WORK INSTRUCTIONS: Gather all lines from the material that contain "with".

STORED ROWS:
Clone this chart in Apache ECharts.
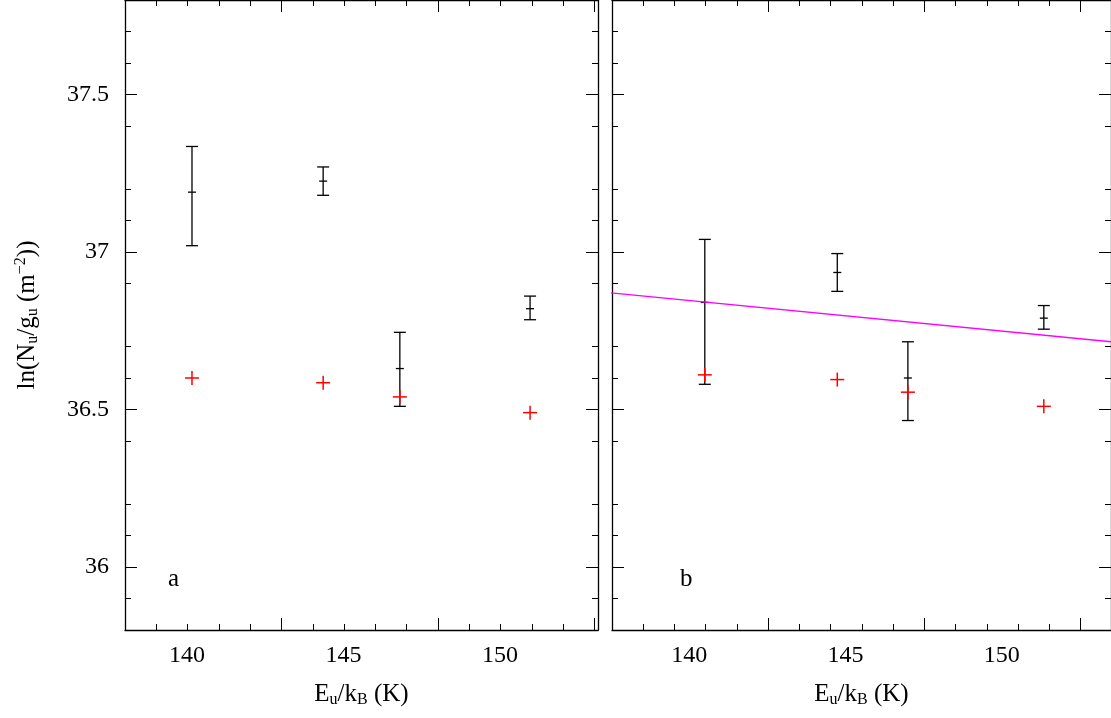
<!DOCTYPE html>
<html><head><meta charset="utf-8">
<script src="https://cdn.jsdelivr.net/npm/echarts@6/dist/echarts.min.js"></script>
<style>html,body{margin:0;background:#fff}#c{width:1111px;height:718px}</style>
</head><body><div id="c"></div>
<script>
// energies (K) as plotted in each panel
const aEnergies = [140.16, 144.35, 146.8, 150.96]
const bEnergies = [140.5, 144.74, 147.0, 151.35]
// panel a: black values with low/high error, red points
const aVal = [37.19, 37.225, 36.63, 36.82]
const aLow = [37.02, 37.18, 36.51, 36.785]
const aHigh = [37.335, 37.27, 36.745, 36.86]
const aRed = [36.60, 36.585, 36.54, 36.49]
// panel b
const bVal = [36.84, 36.935, 36.60, 36.79]
const bLow = [36.58, 36.875, 36.465, 36.755]
const bHigh = [37.04, 36.995, 36.715, 36.83]
const bRed = [36.61, 36.595, 36.555, 36.51]
// fitted line in panel b
const fitX = [137.5, 153.5]
const fitY = [36.87, 36.715]

const font = 'Liberation Serif'
const chart = echarts.init(document.getElementById('c'))

function errSeries(idx, xs, val, low, high) {
  return {
    type: 'custom', xAxisIndex: idx, yAxisIndex: idx,
    data: xs.map((e, i) => [e, val[i], low[i], high[i]]),
    renderItem: (params, api) => {
      const p = api.coord([api.value(0), api.value(1)])
      const lo = api.coord([api.value(0), api.value(2)])
      const hi = api.coord([api.value(0), api.value(3)])
      const st = {stroke: '#000', lineWidth: 1.3}
      const ln = (x1, y1, x2, y2) => ({type: 'line', shape: {x1, y1, x2, y2}, style: st})
      return {type: 'group', children: [
        ln(lo[0], lo[1], hi[0], hi[1]),
        ln(lo[0] - 6, lo[1], lo[0] + 6, lo[1]),
        ln(hi[0] - 6, hi[1], hi[0] + 6, hi[1]),
        ln(p[0] - 4, p[1], p[0] + 4, p[1])
      ]}
    }
  }
}
function plusSeries(idx, xs, vals) {
  return {
    type: 'custom', xAxisIndex: idx, yAxisIndex: idx,
    data: xs.map((e, i) => [e, vals[i]]),
    renderItem: (params, api) => {
      const p = api.coord([api.value(0), api.value(1)])
      const st = {stroke: '#ff0000', lineWidth: 1.5}
      return {type: 'group', children: [
        {type: 'line', shape: {x1: p[0] - 7, y1: p[1], x2: p[0] + 7, y2: p[1]}, style: st},
        {type: 'line', shape: {x1: p[0], y1: p[1] - 7, x2: p[0], y2: p[1] + 7}, style: st}
      ]}
    }
  }
}
const xName = {
  name: '{n|E}{s|u}{n|/k}{s|B}{n| (K)}', nameLocation: 'middle', nameGap: 50,
  nameTextStyle: {rich: {n: {fontFamily: font, fontSize: 25, color: '#000'}, s: {fontFamily: font, fontSize: 16, color: '#000', padding: [12, 0, 0, 0]}}}
}
function xAxis(idx, min, max, pos, show) {
  return Object.assign({
    type: 'value', gridIndex: idx, min, max, interval: 5, position: pos,
    axisLine: {show: true, onZero: false, lineStyle: {color: '#000', width: 1.3}},
    axisTick: {inside: true, length: 12, lineStyle: {color: '#000'}},
    minorTick: {show: true, splitNumber: 5, length: 6, lineStyle: {color: '#000'}},
    splitLine: {show: false},
    axisLabel: {show: show, fontFamily: font, fontSize: 24, color: '#000', margin: 14,
      customValues: [140, 145, 150]}
  }, show ? xName : {})
}
function yAxis(idx, pos, show) {
  const o = {
    type: 'value', gridIndex: idx, min: 35.8, max: 37.8, position: pos,
    axisLine: {show: true, onZero: false, lineStyle: {color: '#000', width: 1.3}},
    axisTick: {inside: true, length: 12, lineStyle: {color: '#000'}, customValues: [36, 36.5, 37, 37.5]},
    minorTick: {show: true, splitNumber: 5, length: 6, lineStyle: {color: '#000'}},
    interval: 0.5, splitLine: {show: false},
    axisLabel: {show: show, fontFamily: font, fontSize: 24, color: '#000', margin: 16,
      customValues: [36, 36.5, 37, 37.5], formatter: v => String(Math.round(v * 10) / 10)}
  }
  if (show) Object.assign(o, {
    name: '{n|ln(N}{s|u}{n|/g}{s|u}{n| (m}{p|−2}{n|))}', nameLocation: 'middle', nameGap: 84,
    nameTextStyle: {rich: {n: {fontFamily: font, fontSize: 25, color: '#000'},
      s: {fontFamily: font, fontSize: 16, color: '#000', padding: [12, 0, 0, 0]},
      p: {fontFamily: font, fontSize: 16, color: '#000', padding: [0, 0, 12, 0]}}}
  })
  return o
}
chart.setOption({
  animation: false,
  grid: [
    {left: 125, width: 473, top: 0, height: 630},
    {left: 612, width: 499, top: 0, height: 630}
  ],
  xAxis: [
    xAxis(0, 138.02, 153.13, 'bottom', true),
    xAxis(1, 137.53, 153.5, 'bottom', true),
    xAxis(0, 138.02, 153.13, 'top', false),
    xAxis(1, 137.53, 153.5, 'top', false)
  ],
  yAxis: [
    yAxis(0, 'left', true), yAxis(1, 'left', false),
    yAxis(0, 'right', false), yAxis(1, 'right', false)
  ],
  graphic: [
    {type: 'text', left: 168, top: 567, style: {text: 'a', fontFamily: font, fontSize: 25, fill: '#000'}},
    {type: 'text', left: 680, top: 567, style: {text: 'b', fontFamily: font, fontSize: 25, fill: '#000'}}
  ],
  series: [
    errSeries(0, aEnergies, aVal, aLow, aHigh), plusSeries(0, aEnergies, aRed),
    errSeries(1, bEnergies, bVal, bLow, bHigh), plusSeries(1, bEnergies, bRed),
    {type: 'line', xAxisIndex: 1, yAxisIndex: 1, data: fitX.map((x, i) => [x, fitY[i]]),
      symbol: 'none', lineStyle: {color: '#ff00ff', width: 1.3}}
  ]
})
</script></body></html>
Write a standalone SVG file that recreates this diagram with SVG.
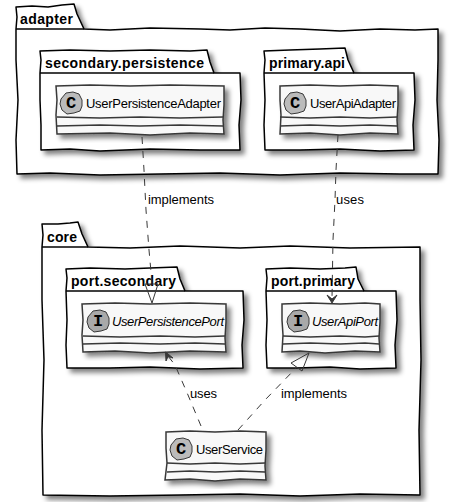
<svg xmlns="http://www.w3.org/2000/svg" width="454" height="502" viewBox="0 0 454 502">
<style>
.pkg{fill:#fff;stroke:#000;stroke-width:1.5;filter:url(#sh);stroke-linejoin:round}
.pl{fill:none;stroke:#000;stroke-width:1.5}
.box{fill:#f8f8f8;stroke:#383838;stroke-width:1.5;filter:url(#sh)}
.ln{fill:none;stroke:#383838;stroke-width:1.5}
.blob{stroke:#383838;stroke-width:1}
.c{fill:#bbb}.i{fill:#a9a9a9}
.pt{font:bold 14px "Liberation Sans",Arial,sans-serif;fill:#000}
.ct{font:13px "Liberation Sans",Arial,sans-serif;fill:#000}
.it{font-style:italic}
.g{font:bold 17px "Liberation Mono",monospace;fill:#000;text-anchor:middle}
.e{fill:none;stroke:#383838;stroke-width:1;stroke-dasharray:7 7}
.h{fill:none;stroke:#383838;stroke-width:1}
.ar{fill:#383838;stroke:#383838;stroke-width:1}
.el{font:13px "Liberation Sans",Arial,sans-serif;fill:#000}
</style>
<defs>
<filter id="sh" x="-10%" y="-10%" width="120%" height="125%">
<feGaussianBlur in="SourceAlpha" stdDeviation="2.5"/>
<feOffset dx="4" dy="4"/>
<feComponentTransfer><feFuncA type="linear" slope="0.5"/></feComponentTransfer>
<feMerge><feMergeNode/><feMergeNode in="SourceGraphic"/></feMerge>
</filter>
<path id="bl" d="M-10-4 L-5-10 L2-11 L8-9 L11-3 L11 3 L9 8 L3 10 L-4 11 L-9 7 L-11 1Z"/>
</defs>

<g id="adapter">
<path class="pkg" d="M16 29 L17 17 L16 7 L32 6 L48 7 L62 5 L74 4 L77 14 L84 29 L110 30 L150 28 L200 29 L230 30 L265 28 L300 29 L340 31 L380 29 L415 30 L438 29 L438 60 L437 100 L439 140 L438 174 L400 174 L340 173 L280 175 L220 173 L160 174 L100 175 L50 173 L17 174 L16 140 L18 100 L16 60Z"/>
<path class="pl" d="M16 29 L84 29"/>
<text class="pt" x="20" y="24" textLength="53" lengthAdjust="spacing">adapter</text>
</g>
<g id="secondary-persistence">
<path class="pkg" d="M40 73 L41 60 L40 51 L70 50 L110 51 L150 50 L190 51 L207 50 L210 62 L214 73 L240 73 L241 100 L239 125 L240 150 L200 150 L150 149 L100 151 L70 149 L41 150 L41 125 L40 100Z"/>
<path class="pl" d="M40 73 L214 73"/>
<text class="pt" x="45" y="68" textLength="159" lengthAdjust="spacing">secondary.persistence</text>
</g>
<g id="UserPersistenceAdapter">
<path class="box" d="M56 86 L90 85 L130 86 L170 85 L224 86 L224 105 L223 120 L224 134 L190 133 L150 135 L110 133 L57 134 L56 115 L57 100Z"/>
<path class="ln" d="M57 117 L100 118 L140 117 L180 118 L223 117M57 126 L100 125 L140 126 L180 125 L223 126"/>
<use href="#bl" class="blob c" x="71" y="103"/>
<text class="g" x="71" y="108">C</text>
<text class="ct" x="86" y="108" textLength="135" lengthAdjust="spacing">UserPersistenceAdapter</text>
</g>
<g id="primary-api">
<path class="pkg" d="M264 73 L265 60 L264 51 L290 50 L320 49 L345 48 L348 60 L354 73 L414 73 L415 100 L413 125 L414 150 L380 151 L340 149 L300 150 L265 150 L264 125 L265 100Z"/>
<path class="pl" d="M264 73 L354 73"/>
<text class="pt" x="269" y="68" textLength="76" lengthAdjust="spacing">primary.api</text>
</g>
<g id="UserApiAdapter">
<path class="box" d="M280 86 L310 85 L340 86 L370 85 L398 86 L398 105 L397 120 L398 134 L370 133 L340 135 L310 133 L280 134 L281 115 L280 100Z"/>
<path class="ln" d="M280 117 L310 118 L340 117 L370 118 L397 117M280 126 L310 125 L340 126 L370 125 L397 126"/>
<use href="#bl" class="blob c" x="295" y="103"/>
<text class="g" x="295" y="108">C</text>
<text class="ct" x="310" y="108" textLength="86" lengthAdjust="spacing">UserApiAdapter</text>
</g>

<g id="core">
<path class="pkg" d="M42 247 L43 235 L42 224 L58 224 L70 223 L78 222 L82 234 L88 247 L130 248 L180 246 L240 248 L290 246 L350 248 L420 247 L420 300 L421 360 L419 430 L420 495 L360 494 L300 496 L240 494 L180 495 L110 496 L43 495 L42 430 L44 360 L42 300Z"/>
<path class="pl" d="M42 247 L88 247"/>
<text class="pt" x="47" y="242" textLength="30" lengthAdjust="spacing">core</text>
</g>
<g id="port-secondary">
<path class="pkg" d="M66 291 L67 278 L66 269 L90 268 L125 269 L150 268 L177 267 L180 279 L185 291 L243 291 L244 320 L242 345 L243 368 L200 369 L150 367 L110 368 L67 368 L66 345 L67 320Z"/>
<path class="pl" d="M66 291 L185 291"/>
<text class="pt" x="71" y="286" textLength="105" lengthAdjust="spacing">port.secondary</text>
</g>
<g id="UserPersistencePort">
<path class="box" d="M82 304 L115 303 L150 304 L190 303 L226 304 L226 322 L225 338 L226 352 L190 351 L150 353 L115 351 L83 352 L82 335 L83 320Z"/>
<path class="ln" d="M83 336 L120 337 L160 336 L195 337 L225 336M83 344 L120 343 L160 344 L195 343 L225 344"/>
<use href="#bl" class="blob i" x="98" y="321"/>
<text class="g" x="98" y="326">I</text>
<text class="ct it" x="112" y="326" textLength="112" lengthAdjust="spacing">UserPersistencePort</text>
</g>
<g id="port-primary">
<path class="pkg" d="M266 291 L267 278 L266 269 L290 268 L320 269 L345 268 L356 267 L358 279 L364 291 L396 291 L397 320 L395 345 L396 368 L360 369 L330 367 L296 368 L267 368 L266 345 L267 320Z"/>
<path class="pl" d="M266 291 L364 291"/>
<text class="pt" x="271" y="286" textLength="84" lengthAdjust="spacing">port.primary</text>
</g>
<g id="UserApiPort">
<path class="box" d="M282 304 L310 303 L340 304 L365 303 L380 304 L380 322 L379 338 L380 352 L355 351 L325 353 L300 351 L282 352 L283 335 L282 320Z"/>
<path class="ln" d="M283 336 L310 337 L340 336 L365 337 L379 336M283 344 L310 343 L340 344 L365 343 L379 344"/>
<use href="#bl" class="blob i" x="298" y="321"/>
<text class="g" x="298" y="326">I</text>
<text class="ct it" x="312" y="326" textLength="66" lengthAdjust="spacing">UserApiPort</text>
</g>
<g id="UserService">
<path class="box" d="M166 432 L190 431 L215 432 L240 431 L266 432 L266 450 L265 466 L266 480 L240 479 L215 481 L190 479 L165 480 L167 463 L166 448Z"/>
<path class="ln" d="M167 463 L190 464 L215 463 L240 464 L265 463M167 472 L190 471 L215 472 L240 471 L265 472"/>
<use href="#bl" class="blob c" x="181" y="449"/>
<text class="g" x="181" y="454">C</text>
<text class="ct" x="196" y="454" textLength="67" lengthAdjust="spacing">UserService</text>
</g>

<g id="connectors">
<path class="e" d="M142 137 L144 170 L146 210 L149 250 L152 283"/>
<path class="h" d="M145 284 L152 303 L158 284 Z"/>
<path class="e" d="M338 135 L336 170 L335 200 L333 240 L332 298"/>
<path class="ar" d="M332 303 L337 295 L332 299 L327 295Z"/>
<path class="e" d="M201 426 L188 395 L175 365 L168 356"/>
<path class="ar" d="M165.5 352 L166 361 L168 356.5 L173 358Z"/>
<path class="e" d="M238 430 L265 400 L297 367"/>
<path class="h" d="M309 353 L291 363 L302 371Z"/>
</g>
<g id="labels">
<text class="el" x="148" y="204" textLength="66" lengthAdjust="spacing">implements</text>
<text class="el" x="336" y="204" textLength="28" lengthAdjust="spacing">uses</text>
<text class="el" x="190" y="398" textLength="27" lengthAdjust="spacing">uses</text>
<text class="el" x="281" y="398" textLength="66" lengthAdjust="spacing">implements</text>
</g>
</svg>
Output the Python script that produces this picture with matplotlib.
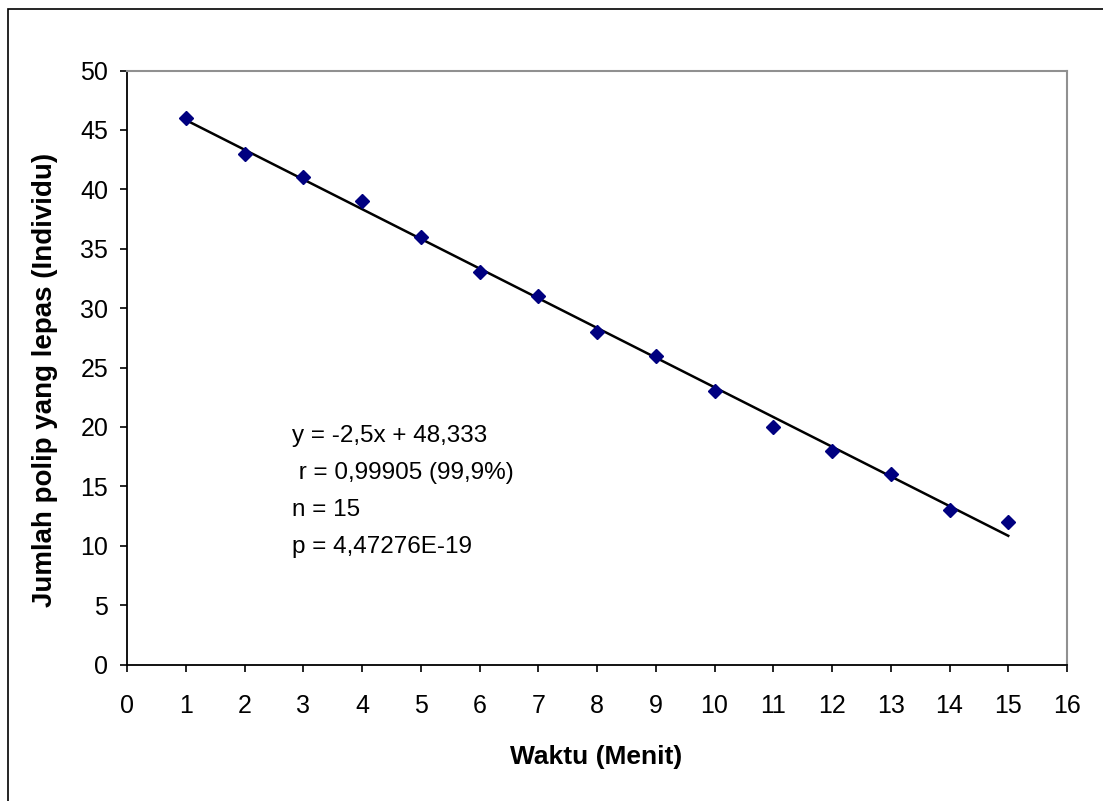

ANSWER IN FULL:
// panel a: black values with low/high error, red points
Write a standalone SVG file that recreates this diagram with SVG.
Output the Python script that produces this picture with matplotlib.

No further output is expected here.